On the other hand, they both, in their adult political careers, fought for a European unity that at all costs included our separated islands in the greater whole. I continue to believe we are much better in than out however much we may be irritated on occasion by petty pan-European directives and however much we fear the vast numbers of migrants that we seem to look on as a sort of plague of locusts rather than as human beings in need of our help. We do have considerable numbers of European migrants. While India remains the most common country of birth among foreign-born people living in the UK, Poland now has the greatest number of foreign citizens in the country.
And so... none of this and none of them give me any desire to rush out and haul up the drawbridge as Lord Salisbury might have done. His view of the national interest led to the coining of the term "splendid isolation" for the policy pursued during his premiership from 1895 to 1902. At the time this country - and let's leave aside here all questions of the goods and ills of empire - was the most powerful state in the world with the most successful economy, the largest empire and the largest navy too if it came to a fight.
And now... how are the mighty fallen - quite apart from the fact that dealing with our most obvious and immediate human problem, the refugees pouring in desperation into Europe, requires all of Europe to be involved in their futures if a solution to their tragedies is ever to be found. If we duck out of issues like that we are reduced as a people to the size you might expect of a rather small spot on the map. And that is set to get smaller more quickly than otherwise if we leave Europe. We might just hold the strands of union with Scotland together for a bit longer if we remain part of Europe as the Scots intend to do. With that deal broken, they'll be off quick as a flash and at that point I don't blame them either although they may suffer for it.

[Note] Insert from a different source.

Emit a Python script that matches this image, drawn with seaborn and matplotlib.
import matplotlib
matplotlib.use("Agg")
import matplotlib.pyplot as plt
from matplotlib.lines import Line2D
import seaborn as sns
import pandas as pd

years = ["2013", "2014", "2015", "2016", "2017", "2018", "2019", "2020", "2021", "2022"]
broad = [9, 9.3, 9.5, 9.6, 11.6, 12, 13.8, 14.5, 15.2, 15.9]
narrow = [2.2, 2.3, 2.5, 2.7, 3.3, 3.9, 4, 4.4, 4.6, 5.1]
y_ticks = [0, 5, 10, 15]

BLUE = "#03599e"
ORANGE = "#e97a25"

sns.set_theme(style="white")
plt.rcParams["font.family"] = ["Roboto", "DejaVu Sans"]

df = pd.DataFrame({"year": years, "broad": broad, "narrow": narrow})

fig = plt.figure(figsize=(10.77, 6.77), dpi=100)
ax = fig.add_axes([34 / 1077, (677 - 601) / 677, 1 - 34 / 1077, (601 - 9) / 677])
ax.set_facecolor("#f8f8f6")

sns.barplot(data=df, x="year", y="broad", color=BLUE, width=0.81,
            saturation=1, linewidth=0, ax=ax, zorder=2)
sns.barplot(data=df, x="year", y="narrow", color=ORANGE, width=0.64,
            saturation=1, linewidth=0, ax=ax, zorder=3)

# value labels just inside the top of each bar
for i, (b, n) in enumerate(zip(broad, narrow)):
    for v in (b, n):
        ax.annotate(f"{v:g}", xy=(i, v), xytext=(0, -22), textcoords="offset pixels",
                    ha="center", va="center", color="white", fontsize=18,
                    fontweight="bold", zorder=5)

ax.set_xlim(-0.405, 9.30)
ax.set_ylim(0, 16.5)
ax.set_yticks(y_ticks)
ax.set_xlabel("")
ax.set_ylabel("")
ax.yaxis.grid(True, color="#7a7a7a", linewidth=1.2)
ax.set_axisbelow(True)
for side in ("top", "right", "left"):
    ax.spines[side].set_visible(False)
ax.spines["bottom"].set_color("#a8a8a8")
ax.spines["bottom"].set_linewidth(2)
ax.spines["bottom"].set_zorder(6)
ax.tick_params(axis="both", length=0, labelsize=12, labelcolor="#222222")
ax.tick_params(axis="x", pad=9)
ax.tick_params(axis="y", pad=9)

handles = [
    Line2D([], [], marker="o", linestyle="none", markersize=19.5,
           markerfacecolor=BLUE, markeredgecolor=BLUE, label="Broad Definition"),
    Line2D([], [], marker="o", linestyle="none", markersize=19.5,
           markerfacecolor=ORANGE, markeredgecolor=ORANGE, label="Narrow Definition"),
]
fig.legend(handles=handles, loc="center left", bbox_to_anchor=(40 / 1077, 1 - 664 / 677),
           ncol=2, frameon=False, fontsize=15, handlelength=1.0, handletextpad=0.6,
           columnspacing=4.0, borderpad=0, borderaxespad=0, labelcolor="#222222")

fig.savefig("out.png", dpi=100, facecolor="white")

We may still have the fifth largest economy in the world but others are forecast to grow faster than us in coming years. As the extraordinary entrepreneur, Richard Branson, has pointed out, the attractions of the 60 million people in the UK to new emerging markets in Asia and South America, let alone renewed and extended trade relationships with North America, are more than a little outweighed by the 500 million population of the rest of Europe. We need to cling limpet-like to the continent we were once physically part of to have our proper role in the restructuring of Europe. We need and want to be in partnership with Germany, in particular. We have to continue to have Europe as our biggest trading partner, which it is by a country mile and to use that position, to quote the director-general of the Confederation of British Industry, John Cridland, as our "launchpad for UK business to trade with the rest of the world, carving out a new global role for ourselves".
The powers that be at Oxford University, led by Chancellor Lord Patten of Barnes have been fending off moves to have the statue of Cecil Rhodes in Oriel College pulled down or otherwise located to a place where proper notice of his crimes against humanity can better be given and all those Rhodes scholarships more easily ignored. Hmm. I thought tyrants tried to rewrite history. Students in countries that enjoy freedom of speech are meant to see and debate both the good and the bad openly, not hide it away and not suddenly become so infantile that they are upset by the image of a bogeyman. Everyone else can join in. We are very lucky.